Один пример такого чередования Крастев приводит в своей книге. «Человеком, способствовавшим исторической победе Эммануэля Макрона во Франции, как ни странно, стал Дональд Трамп. Приход Трампа к власти и первые хаотические дни его правления напугали многих избирателей из числа среднего класса, но сработали как приманка для популистских лидеров. Результаты попыток ультраправых (здесь, кстати, Крастев не вполне последователен, надо бы говорить «нативистов», если применять его же собственную терминологию. – Д. Т.) использовать методы Трампа оказались разочаровывающими не только во Франции, но и в Австрии и Нидерландах. Победа Трампа привела к тому, что крайне правые партии отошли от центра именно тогда, когда заручились достаточной для победы поддержкой. Правые популисты отбросили с трудом давшуюся умеренность и в очередной раз выбрали более агрессивный тон и апокалиптический взгляд на мир» [Крастев 2018: 137–138].
Дело здесь не в том, хорош Макрон или плох на фоне Трампа. Макроны, как, понятно, и Трампы, приходят и уходят. Но остается политика, стремящаяся к центру, то есть к компромиссу, удовлетворяющему избирателей с разными взглядами. Компромисс этот европейцам придется долго вырабатывать. Им придется теперь размышлять не столько над долей налогов в ВВП и уровнем госрасходов, сколько над тем, как регулировать миграционный поток, чтобы насытить экономику рабочей силой, но не раздражить нервных избирателей, готовых принять саму «рабсилу», но не ее культуру. Придется определять, какие мигранты желательны, а какие – не слишком.
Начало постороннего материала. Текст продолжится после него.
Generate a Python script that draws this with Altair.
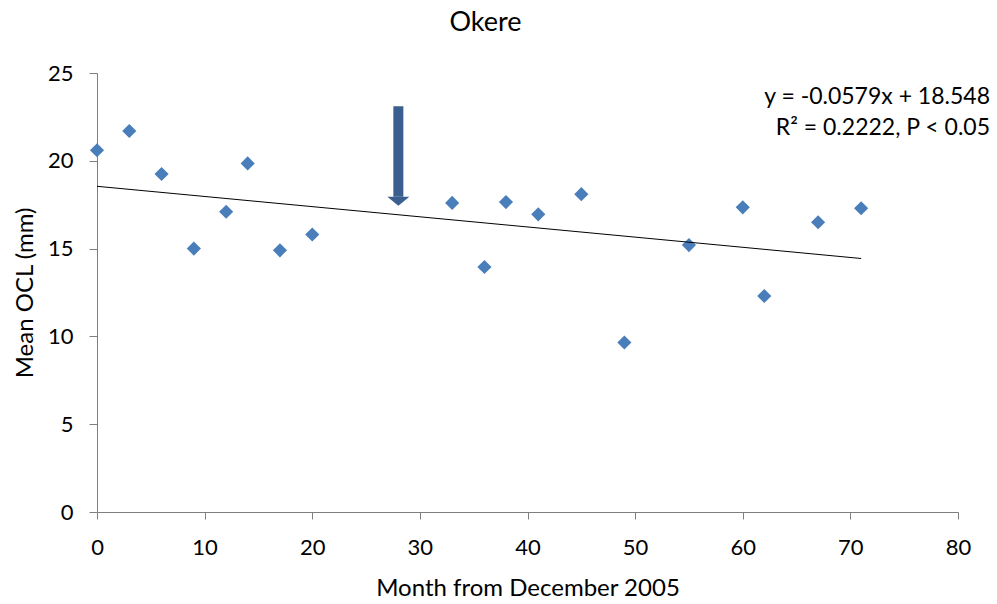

Придется думать, как оградить свое социальное государство от множества желающих получать от него блага без серьезного трудового вклада.
Новые проблемы становятся важнейшими для демократии XXI века. И в этой связи стоит обратить внимание на некоторые размышления из другой книги Ивана Крастева «Управление недоверием» (М.: Европа, 2014). В ней он совершенно справедливо отмечает, что
демократии не могут предлагать недовольным гражданам исполнения их мечтаний, но они могут предлагать удовлетворение от права что-то делать со своим недовольством. Это реальное преимущество демократии над быстро растущими авторитарными режимами, такими, к примеру, как Китай. <…> Чем больше мы выбираем, тем меньше мы ценим наш выбор и тем менее довольными себя чувствуем. Покупательница, которая возвращает платье через сорок восемь часов после покупки для того, чтобы купить другое, представляет собой новый вид гражданина. Она недовольна своим выбором, но хочет попробовать еще раз. Выбор, таким образом, становится не инструментом, но целью. Для нее имеет значение лишь возможность беспрерывного выбора, а не тот выбор, который она совершает. Именно эта способность современной демократии приспосабливаться к миру недовольных граждан и потребителей, а вовсе не возможность принести удовлетворение делает ее столь привлекательной не только для обычных людей, но и для элит [Крастев 2014: 61–62].